Very interesting paper, thanks. Seem to be more about LINQ to SQL, though: 
translating queries in a host language to sql queries against a db. It 
doesn't, for example, address indexing in-memory data.

On Monday, December 9, 2013 11:23:36 AM UTC-8, Jamie Brandon wrote:
>
> Take a look at "A practical theory of language-integrated query" at 
> http://homepages.inf.ed.ac.uk/wadler/topics/recent.html . In the FPDays 
> talk linked there Wadler demonstrated writing queries which returned 
> denormalised views on tables, composing those with queries on the 
> denormalised view and compiling the result into efficient sql that acts 
> over normalised tables.
>
>
> On 9 December 2013 17:56, Brian Craft <craft...@gmail.com <javascript:>>wrote:
>
>> Slightly OT, but I know many of you have read OOTTP.
>>
>> This paper describes a hypothetical relational modeling infrastructure 
>> that allows declaring indexes on and writing queries against denormalized 
>> tables as though they were normalized tables.
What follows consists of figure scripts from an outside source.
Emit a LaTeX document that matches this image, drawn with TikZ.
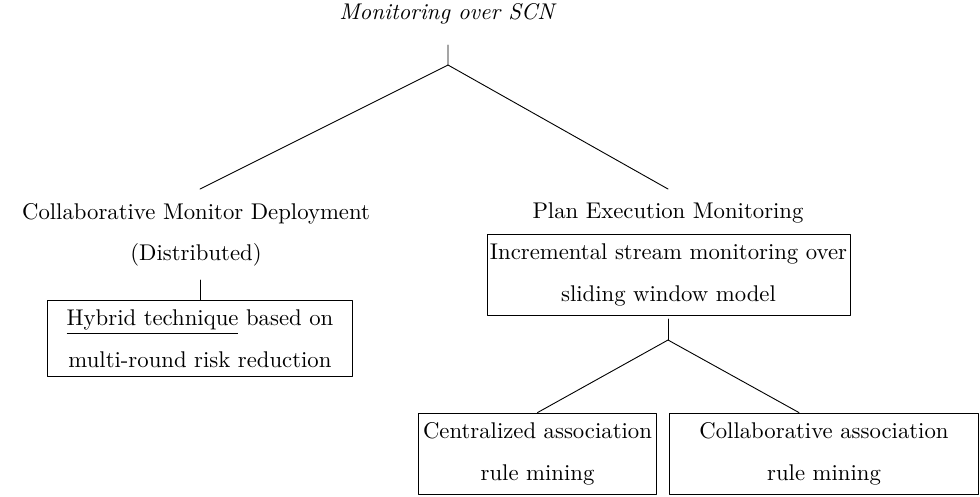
\documentclass[tikz,border=0pt]{standalone}
\usetikzlibrary{positioning}
\begin{document}
\begin{tikzpicture}[x=0.44pt, y=-0.44pt, line join=round, line cap=round,
    lbl/.style={align=center, inner sep=0pt, font={\fontsize{10}{18}\selectfont}},
    leaf/.style={draw, align=center, inner xsep=2pt, inner ysep=4pt, font={\fontsize{10}{18.5}\selectfont}}]
    \useasboundingbox (0,0) rectangle (980,496);
    % root
    \node[lbl] (root) at (448,14) {\textit{Monitoring over SCN}};
    \coordinate (rtop) at (448,45);
    \coordinate (rfork) at (448,65);
    \coordinate (lend) at (200,189);
    \coordinate (rend) at (668,189);
    \draw (rtop)--(rfork)--(lend);
    \draw (rfork)--(rend);
    % left branch
    \node[lbl] (cmd) at (196,235) {Collaborative Monitor Deployment\\(Distributed)};
    \node[leaf, text width=130pt] (hyb) at (200,338.5) {\underline{Hybrid technique} based on\\multi-round risk reduction};
    \coordinate (hstub) at (200,280);
    \draw (hstub)--(hyb.north);
    % right branch
    \node[lbl] (pem) at (668,213) {Plan Execution Monitoring};
    \node[leaf, inner xsep=0.6pt, text width=158.5pt] (incr) at (668.5,275) {Incremental stream monitoring over\\sliding window model};
    \coordinate (pstub) at (668,319);
    \coordinate (pfork) at (668,340);
    \draw (pstub)--(pfork);
    \node[leaf, text width=101pt] (cam) at (537.5,453.5) {Centralized association\\rule mining};
    \node[leaf, text width=132pt] (colab) at (824,453.5) {Collaborative association\\rule mining};
    \draw (pfork)--(cam.north);
    \draw (pfork)--([xshift=-11pt]colab.north);
\end{tikzpicture}
\end{document}
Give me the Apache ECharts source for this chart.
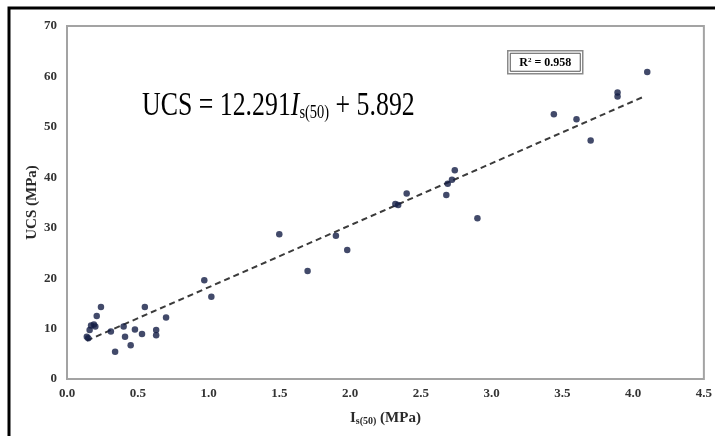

The point of this is to 
>> eliminate the complexity that comes from demands of performance: algorithms 
>> become more brittle and harder to understand when they must be rewritten 
>> for a denormalized data structure, for example.
>>
>> But does this infrastructure exist in the real world? I'm aware of 
>> various efforts to provide relational modeling in the application, LINQ, 
>> datomic, etc. But I haven't seen much in the way of indexing support, or 
>> support for logical/physical schema separation. Is there some obvious way 
>> to do these? Indexing in particular is critical. Hierarchical modeling 
>> provides very fast look-up. Switching to a relational model without indexes 
>> would mean potentially scanning millions of rows for every data access.